Esta descripción es injusta: el viajero no se topó con el Metro ni con la abundancia de vendedores ambulantes que ocupan toda la banqueta y se apoderan de las entradas del Metro, ni con los vendedores de discos compactos pirata, ni con el que canta “El ratón vaquero” en la línea 2, ni, por desgracia –eso le hubiera hecho cambiar de opinión— con la joven que en la línea 3 interpreta mejor que Cecilia Toussaint y que Café Tacuba canciones de Jaime López.
Pero no podemos exigirle más al viajero: se trata del excelente novelista inglés Evelyn Waugh, quien en 1938 (van a cumplirse 70 años de esa descripción) vino a México, se dice que pagado por las compañías petroleras –algunas de ellas inglesas— afectadas por la expropiación petrolera; el libro que escribió con sus experiencia en México (viajero empedernido, tiene varios libros de viajes, algunos de ellos ya traducidos al español; recientemente, Gente remota y Noventa y dos días) estuvo casi prohibido: Robo legal –aunque traducido (eso le hubiera dado mucha risa) como Robo al amparo de la ley— tenía como propósito desprestigiar al gobierno mexicano.

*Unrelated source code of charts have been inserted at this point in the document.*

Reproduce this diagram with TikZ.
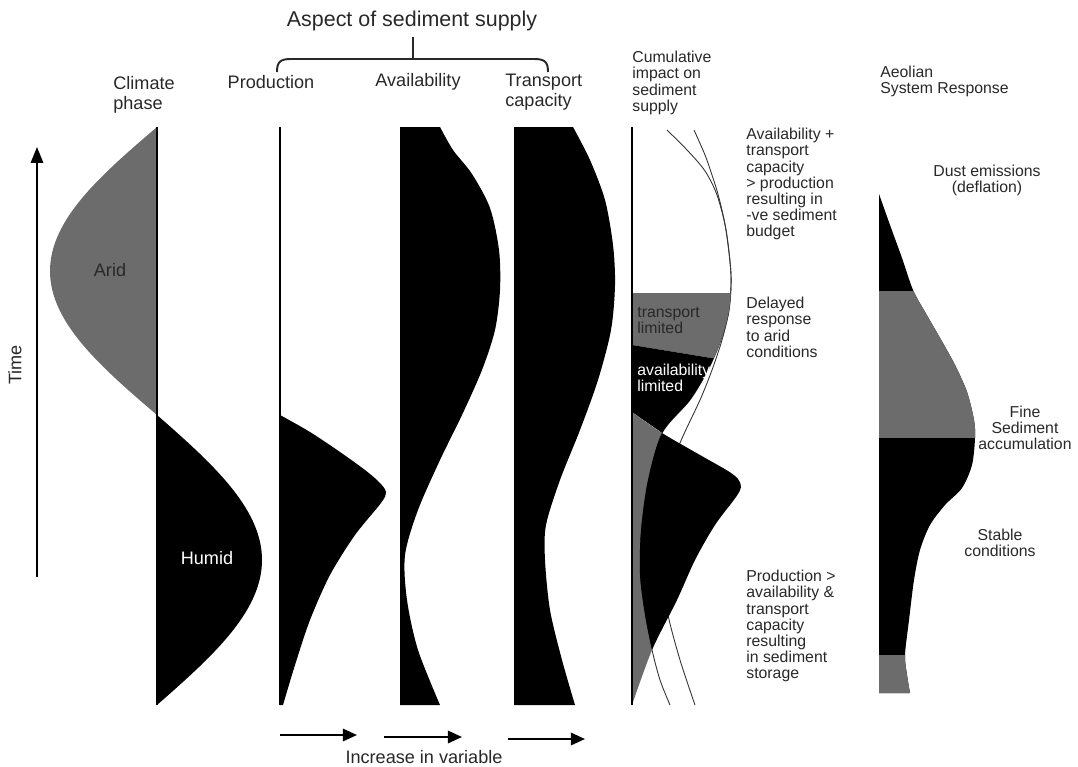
\documentclass[tikz,border=0pt]{standalone}
\usepackage{fontspec}
\setmainfont{Liberation Sans}
\usepackage{tikz}
\usetikzlibrary{arrows.meta,calc}
\definecolor{aridgrey}{RGB}{108,108,108}
\definecolor{inkgrey}{RGB}{40,40,40}

\tikzset{
  headtxt/.style={font=\fontsize{10.3}{11.3}\selectfont, text=inkgrey, align=left, inner sep=0pt},
  titletxt/.style={font=\fontsize{12.2}{13}\selectfont, text=inkgrey, inner sep=0pt},
  notetxt/.style={font=\fontsize{9}{9.2}\selectfont, text=inkgrey, align=left, inner sep=0pt, anchor=north west},
  midtxt/.style={font=\fontsize{9}{9.2}\selectfont, text=inkgrey, align=center, inner sep=0pt},
  axisline/.style={line width=0.6pt, black},
  thincurve/.style={line width=0.5pt, black!80},
  bracepen/.style={line width=1.1pt, inkgrey},
  vararrow/.style={line width=1.2pt, -{Triangle[length=8pt,width=7pt]}},
}

% shared outlines of the cumulative column
\def\availcurve{plot[smooth] coordinates {(667,130) (688,151) (705,171) (717,195) (726,230) (731,275) (729,310) (721,340) (708,370) (690,400) (662,433) (648,480) (641,530) (640,575) (645,615) (652,650) (660,680) (670,705)}}
\def\transcurve{plot[smooth] coordinates {(694,130) (705,155) (713,178) (719,198) (726,230) (731,275) (729,310) (722,340) (712,370) (700,400) (680,443) (668,480) (660,530) (662,575) (668,615) (680,660) (695,705)}}
\def\cumprod{plot[smooth] coordinates {(632,412) (662,433) (700,455) (728,471) (738,479) (741,487) (736,497) (715,525) (695,560) (677,600) (652,650) (632,705)} -- cycle}
\def\aeolianshape{plot[smooth] coordinates {(879,194) (890,225) (902,258) (913,290) (925,312) (940,338) (955,365) (967,392) (974,420) (975,438) (972,465) (962,488) (945,505) (930,525) (920,550) (914,580) (909,620) (905,655) (907,675) (910,693)} -- (879,693) -- cycle}

\begin{document}
\begin{tikzpicture}[x=0.02cm, y=-0.02cm]
    \useasboundingbox (0,0) rectangle (1078,767);

    % headings
    \node[titletxt] (aspect) at (412,21) {Aspect of sediment supply};
    \coordinate (braceL) at (277,72);
    \coordinate (braceR) at (548,72);
    \coordinate (braceM) at (413,59);
    \coordinate (braceT) at (413,37);
    \draw[bracepen] (braceL) .. controls (277,62) and (280,59) .. (291,59) -- (534,59) .. controls (545,59) and (548,62) .. (braceR);
    \draw[bracepen] (braceM) -- (braceT);

    \node[headtxt, anchor=north west] (climlbl) at (113,76) {Climate\\phase};
    \node[headtxt] (prodlbl) at (271,82) {Production};
    \node[headtxt] (availlbl) at (418,82) {Availability};
    \node[headtxt, anchor=north west] (translbl) at (505,74) {Transport\\capacity};
    \node[notetxt] (cumlbl) at (632,51) {Cumulative\\impact on\\sediment\\supply};
    \node[notetxt] (aeollbl) at (880,66) {Aeolian\\System Response};

    % time axis
    \coordinate (time0) at (37,577);
    \coordinate (time1) at (37,147);
    \draw[line width=1.1pt, -{Triangle[length=9pt,width=7pt]}] (time0) -- (time1);
    \node[headtxt, rotate=90] (timelbl) at (15,365) {Time};

    % climate phase
    \fill[aridgrey] (157,127) -- plot[domain=0:180, samples=61, variable=\a] ({157-107*sin(\a)}, {127+1.6*\a}) -- cycle;
    \fill[black] (157,415) -- plot[domain=0:180, samples=61, variable=\a] ({157+105*sin(\a)}, {415+1.6111*\a}) -- cycle;
    \draw[axisline] (157,127) -- (157,705);
    \node[headtxt] (arid) at (110,270) {Arid};
    \node[headtxt, text=white] (humid) at (207,558) {Humid};

    % production
    \fill[black] plot[smooth] coordinates {(280,415) (310,432) (340,452) (365,470) (379,482) (386,492) (381,503) (355,535) (330,575) (310,620) (295,665) (283,705)} -- (280,705) -- cycle;
    \draw[line width=0.9pt] (280,127) -- (280,705);

    % availability
    \fill[black] (400,127) -- plot[smooth] coordinates {(440,127) (453,150) (472,174) (490,208) (499,250) (500,290) (495,330) (482,370) (462,415) (440,460) (418,510) (405,555) (407,600) (418,650) (440,705)} -- (400,705) -- cycle;

    % transport capacity
    \fill[black] (514,127) -- plot[smooth] coordinates {(573,127) (590,160) (605,200) (613,245) (615,285) (611,330) (598,380) (580,430) (560,480) (546,525) (545,560) (550,610) (562,660) (575,705)} -- (514,705) -- cycle;

    % cumulative impact
    \draw[thincurve] \availcurve;
    \draw[thincurve] \transcurve;
    \begin{scope}
        \clip \availcurve -- (632,705) -- (632,127) -- cycle;
        \fill[aridgrey] (632,293) -- (760,293) -- (760,366) -- (632,345) -- cycle;
        \fill[black] (632,345) -- (760,366) -- (760,501) -- (632,412) -- cycle;
        \fill[aridgrey] \cumprod;
    \end{scope}
    \begin{scope}
        \clip \availcurve -- (800,705) -- (800,127) -- cycle;
        \fill[black] \cumprod;
    \end{scope}
    \draw[line width=0.9pt] (632,127) -- (632,705);
    \node[notetxt] (translim) at (637,307) {transport\\limited};
    \node[notetxt, text=white] (availlim) at (637,364) {availability\\limited};

    % notes on the cumulative column
    \node[notetxt] (negnote) at (746,128) {Availability +\\transport\\capacity\\> production\\resulting in\\-ve sediment\\budget};
    \node[notetxt] (delaynote) at (746,297) {Delayed\\response\\to arid\\conditions};
    \node[notetxt] (storenote) at (746,570) {Production >\\availability \&\\transport\\capacity\\resulting\\in sediment\\storage};

    % aeolian response
    \fill[black] \aeolianshape;
    \begin{scope}
        \clip \aeolianshape;
        \fill[aridgrey] (870,291) rectangle (990,438);
        \fill[aridgrey] (870,655) rectangle (990,700);
    \end{scope}
    \node[midtxt] (dustlbl) at (987,180) {Dust emissions\\(deflation)};
    \node[midtxt] (finelbl) at (1025,428) {Fine\\Sediment\\accumulation};
    \node[midtxt] (stablelbl) at (1000,543) {Stable\\conditions};

    % increase in variable
    \coordinate (incA0) at (280,735);
    \coordinate (incA1) at (357,735);
    \coordinate (incB0) at (384,737);
    \coordinate (incB1) at (462,737);
    \coordinate (incC0) at (508,739);
    \coordinate (incC1) at (585,739);
    \draw[vararrow] (incA0) -- (incA1);
    \draw[vararrow] (incB0) -- (incB1);
    \draw[vararrow] (incC0) -- (incC1);
    \node[headtxt] (inclbl) at (424,757) {Increase in variable};
\end{tikzpicture}
\end{document}
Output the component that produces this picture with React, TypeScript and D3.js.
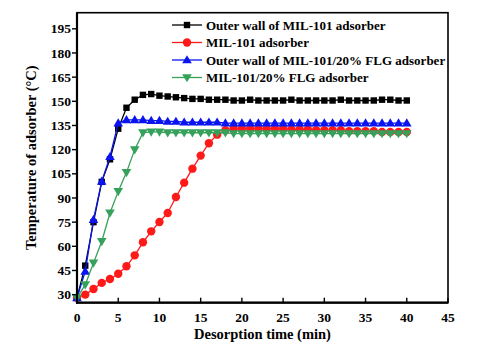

Como vemos, no le costó mucho trabajo ridiculizar la vida cotidiana de la ciudad de México (el libro abarca muchos aspectos, y hay que vencer muchos prejuicios y un no injustificado chovinismo que nos invade mientras lo leemos); sus descripciones no son más rudas y más apabullantes que cuando describe a los pueblos africanos casi incivilizados o las primitivas aldeas de la Guyana inglesa, y cuando describe el comportamiento de los mexicanos no es menos benévolo que cuando narra la vulgaridad que se cree elegante de los pobladores de sus otros libros, y le resultan casi tan ridículos como los personajes de sus espléndidas y divertidísimas novelas (Decadencia y caída, Merienda de negros, Más banderas, Un puñado de polvo, y sobre todo las magistrales Primicia y Los seres queridos, más una trilogía sobre la guerra, de la cual lamentablemente sólo una parte se encuentra traducida, Hombres en armas, y una novela-biografía sobre la primera cristiana del mundo occidental, Helena, más divertida aún si se toma en cuenta que Waugh era católico).
Lo peor de todo es que la descripción parece actual, como si la hubiera escrito el año pasado.